• What you will do
Copy the records below verbatim, from the first line through the line containing "96, bottom: 746", inclusive, and output nothing else.

_____

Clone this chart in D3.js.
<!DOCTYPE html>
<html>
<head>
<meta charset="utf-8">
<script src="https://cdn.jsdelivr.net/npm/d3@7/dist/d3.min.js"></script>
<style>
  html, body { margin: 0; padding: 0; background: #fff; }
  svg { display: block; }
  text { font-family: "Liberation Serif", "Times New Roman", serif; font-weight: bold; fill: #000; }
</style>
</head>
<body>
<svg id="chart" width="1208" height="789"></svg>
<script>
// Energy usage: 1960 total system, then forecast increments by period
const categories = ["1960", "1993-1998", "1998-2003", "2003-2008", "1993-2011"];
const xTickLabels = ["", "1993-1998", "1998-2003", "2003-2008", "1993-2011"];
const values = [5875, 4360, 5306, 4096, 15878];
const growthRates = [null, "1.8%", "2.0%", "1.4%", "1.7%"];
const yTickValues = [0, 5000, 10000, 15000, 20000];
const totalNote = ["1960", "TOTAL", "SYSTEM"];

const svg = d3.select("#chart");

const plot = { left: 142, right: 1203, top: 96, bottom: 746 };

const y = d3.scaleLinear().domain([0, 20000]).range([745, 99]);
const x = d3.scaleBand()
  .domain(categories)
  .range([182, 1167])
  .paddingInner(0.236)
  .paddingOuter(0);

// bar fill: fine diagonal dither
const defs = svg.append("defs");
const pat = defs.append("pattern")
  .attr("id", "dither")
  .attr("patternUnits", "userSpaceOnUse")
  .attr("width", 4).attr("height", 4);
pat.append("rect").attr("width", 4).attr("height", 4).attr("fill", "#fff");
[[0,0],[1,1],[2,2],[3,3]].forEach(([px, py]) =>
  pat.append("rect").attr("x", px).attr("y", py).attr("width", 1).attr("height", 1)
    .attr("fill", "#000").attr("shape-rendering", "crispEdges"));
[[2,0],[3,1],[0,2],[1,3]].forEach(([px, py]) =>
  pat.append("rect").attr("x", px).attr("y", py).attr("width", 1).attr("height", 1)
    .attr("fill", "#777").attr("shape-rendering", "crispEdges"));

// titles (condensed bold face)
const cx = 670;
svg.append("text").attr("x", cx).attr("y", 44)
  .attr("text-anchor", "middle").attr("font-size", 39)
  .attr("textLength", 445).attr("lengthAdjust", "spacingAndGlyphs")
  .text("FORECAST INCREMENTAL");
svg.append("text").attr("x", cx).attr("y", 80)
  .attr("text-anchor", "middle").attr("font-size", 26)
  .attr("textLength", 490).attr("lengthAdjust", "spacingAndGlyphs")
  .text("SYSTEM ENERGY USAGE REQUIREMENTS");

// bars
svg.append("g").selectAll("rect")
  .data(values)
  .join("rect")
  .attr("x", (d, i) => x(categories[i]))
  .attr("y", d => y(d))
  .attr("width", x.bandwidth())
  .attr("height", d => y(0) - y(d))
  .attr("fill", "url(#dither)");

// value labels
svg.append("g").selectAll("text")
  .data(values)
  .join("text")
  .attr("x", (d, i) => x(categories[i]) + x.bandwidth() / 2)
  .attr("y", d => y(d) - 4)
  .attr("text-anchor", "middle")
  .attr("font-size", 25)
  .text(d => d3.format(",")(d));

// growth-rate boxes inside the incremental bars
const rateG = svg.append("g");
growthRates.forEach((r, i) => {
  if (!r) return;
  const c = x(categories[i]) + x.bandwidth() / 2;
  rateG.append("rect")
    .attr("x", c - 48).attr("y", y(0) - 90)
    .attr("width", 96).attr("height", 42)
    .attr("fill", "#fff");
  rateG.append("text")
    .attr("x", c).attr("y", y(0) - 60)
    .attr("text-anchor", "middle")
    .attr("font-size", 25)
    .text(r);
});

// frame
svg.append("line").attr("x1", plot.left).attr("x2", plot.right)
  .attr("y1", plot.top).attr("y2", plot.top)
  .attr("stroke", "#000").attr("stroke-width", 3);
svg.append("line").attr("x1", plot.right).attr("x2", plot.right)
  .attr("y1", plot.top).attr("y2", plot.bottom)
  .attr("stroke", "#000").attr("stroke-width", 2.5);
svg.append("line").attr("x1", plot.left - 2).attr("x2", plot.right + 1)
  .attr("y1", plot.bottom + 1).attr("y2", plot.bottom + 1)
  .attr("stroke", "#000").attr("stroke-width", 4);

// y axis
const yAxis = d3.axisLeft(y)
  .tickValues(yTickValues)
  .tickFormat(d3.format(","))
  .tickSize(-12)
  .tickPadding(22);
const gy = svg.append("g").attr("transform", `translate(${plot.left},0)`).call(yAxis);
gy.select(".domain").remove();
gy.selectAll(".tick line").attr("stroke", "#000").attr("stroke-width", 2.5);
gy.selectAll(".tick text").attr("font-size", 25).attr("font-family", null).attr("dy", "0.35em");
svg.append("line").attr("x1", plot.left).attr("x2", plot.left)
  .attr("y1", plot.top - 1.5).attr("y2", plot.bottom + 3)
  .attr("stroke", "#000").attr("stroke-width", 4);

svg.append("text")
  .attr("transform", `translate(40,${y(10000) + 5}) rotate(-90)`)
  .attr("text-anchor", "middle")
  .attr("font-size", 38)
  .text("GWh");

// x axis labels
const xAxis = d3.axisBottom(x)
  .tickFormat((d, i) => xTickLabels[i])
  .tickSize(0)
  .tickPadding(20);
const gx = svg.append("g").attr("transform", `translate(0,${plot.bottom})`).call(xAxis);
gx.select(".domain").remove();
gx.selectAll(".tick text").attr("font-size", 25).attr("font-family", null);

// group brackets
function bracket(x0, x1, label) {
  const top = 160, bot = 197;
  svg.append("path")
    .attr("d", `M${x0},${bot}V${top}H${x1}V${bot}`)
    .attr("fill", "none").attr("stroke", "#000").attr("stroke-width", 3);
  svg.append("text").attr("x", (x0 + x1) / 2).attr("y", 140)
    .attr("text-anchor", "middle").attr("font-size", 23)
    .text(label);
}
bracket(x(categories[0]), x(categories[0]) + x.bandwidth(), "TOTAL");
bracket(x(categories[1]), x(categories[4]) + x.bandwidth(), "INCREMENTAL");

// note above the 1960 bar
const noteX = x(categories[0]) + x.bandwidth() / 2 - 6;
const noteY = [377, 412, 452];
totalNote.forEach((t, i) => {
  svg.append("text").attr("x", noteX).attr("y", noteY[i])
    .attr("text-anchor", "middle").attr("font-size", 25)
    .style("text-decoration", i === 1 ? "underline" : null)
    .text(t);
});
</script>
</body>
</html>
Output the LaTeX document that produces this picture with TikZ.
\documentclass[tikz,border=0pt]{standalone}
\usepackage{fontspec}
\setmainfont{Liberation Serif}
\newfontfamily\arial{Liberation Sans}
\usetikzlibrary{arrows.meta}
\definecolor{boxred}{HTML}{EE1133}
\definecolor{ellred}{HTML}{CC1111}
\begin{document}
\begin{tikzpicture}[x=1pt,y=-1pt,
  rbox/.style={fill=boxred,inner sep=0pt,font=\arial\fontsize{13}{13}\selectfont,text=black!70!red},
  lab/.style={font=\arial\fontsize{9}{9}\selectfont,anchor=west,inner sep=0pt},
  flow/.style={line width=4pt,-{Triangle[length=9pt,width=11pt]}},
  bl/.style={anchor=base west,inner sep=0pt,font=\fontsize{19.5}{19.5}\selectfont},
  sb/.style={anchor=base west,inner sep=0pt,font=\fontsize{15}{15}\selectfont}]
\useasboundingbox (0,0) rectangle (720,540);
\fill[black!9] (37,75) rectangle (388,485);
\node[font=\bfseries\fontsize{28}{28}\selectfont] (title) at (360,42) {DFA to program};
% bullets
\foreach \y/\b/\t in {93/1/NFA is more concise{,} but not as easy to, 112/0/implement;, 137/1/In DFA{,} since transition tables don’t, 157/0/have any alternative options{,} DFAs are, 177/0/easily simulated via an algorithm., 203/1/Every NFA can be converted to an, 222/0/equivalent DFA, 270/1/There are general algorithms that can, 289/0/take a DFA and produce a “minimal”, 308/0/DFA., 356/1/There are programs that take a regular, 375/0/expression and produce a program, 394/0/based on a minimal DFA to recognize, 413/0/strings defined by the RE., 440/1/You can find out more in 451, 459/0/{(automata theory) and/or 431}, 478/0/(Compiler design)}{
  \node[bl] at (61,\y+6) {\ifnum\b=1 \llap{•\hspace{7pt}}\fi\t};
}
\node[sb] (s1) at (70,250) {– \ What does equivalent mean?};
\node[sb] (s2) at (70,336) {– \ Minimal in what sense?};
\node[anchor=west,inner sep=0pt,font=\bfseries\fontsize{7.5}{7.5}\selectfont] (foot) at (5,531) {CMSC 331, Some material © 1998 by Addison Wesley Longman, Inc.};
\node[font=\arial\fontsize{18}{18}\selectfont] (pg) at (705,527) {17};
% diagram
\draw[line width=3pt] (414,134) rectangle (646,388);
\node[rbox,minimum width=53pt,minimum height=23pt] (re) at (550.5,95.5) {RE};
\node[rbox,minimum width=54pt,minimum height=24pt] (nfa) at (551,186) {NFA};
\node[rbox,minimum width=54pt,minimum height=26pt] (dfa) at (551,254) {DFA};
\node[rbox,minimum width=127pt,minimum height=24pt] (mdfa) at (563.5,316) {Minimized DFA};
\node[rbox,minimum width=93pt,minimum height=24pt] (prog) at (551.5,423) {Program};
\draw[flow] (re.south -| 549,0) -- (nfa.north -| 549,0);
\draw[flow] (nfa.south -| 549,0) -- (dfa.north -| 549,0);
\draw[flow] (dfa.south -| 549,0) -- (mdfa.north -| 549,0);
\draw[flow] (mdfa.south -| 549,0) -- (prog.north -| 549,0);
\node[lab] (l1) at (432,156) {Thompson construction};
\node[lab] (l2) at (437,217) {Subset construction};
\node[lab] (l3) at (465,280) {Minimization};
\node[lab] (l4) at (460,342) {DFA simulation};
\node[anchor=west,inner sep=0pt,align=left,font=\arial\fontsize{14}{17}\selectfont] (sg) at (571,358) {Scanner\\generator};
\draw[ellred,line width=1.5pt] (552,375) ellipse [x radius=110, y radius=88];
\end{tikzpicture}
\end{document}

_____

• Solution to this task
Clone this chart in D3.js.
<!DOCTYPE html>
<html>
<head>
<meta charset="utf-8">
<script src="https://cdn.jsdelivr.net/npm/d3@7/dist/d3.min.js"></script>
<style>
  html, body { margin: 0; padding: 0; background: #fff; }
  svg { display: block; }
  text { font-family: "Liberation Serif", "Times New Roman", serif; font-weight: bold; fill: #000; }
</style>
</head>
<body>
<svg id="chart" width="1208" height="789"></svg>
<script>
// Energy usage: 1960 total system, then forecast increments by period
const categories = ["1960", "1993-1998", "1998-2003", "2003-2008", "1993-2011"];
const xTickLabels = ["", "1993-1998", "1998-2003", "2003-2008", "1993-2011"];
const values = [5875, 4360, 5306, 4096, 15878];
const growthRates = [null, "1.8%", "2.0%", "1.4%", "1.7%"];
const yTickValues = [0, 5000, 10000, 15000, 20000];
const totalNote = ["1960", "TOTAL", "SYSTEM"];

const svg = d3.select("#chart");

const plot = { left: 142, right: 1203, top: 96, bottom: 746 };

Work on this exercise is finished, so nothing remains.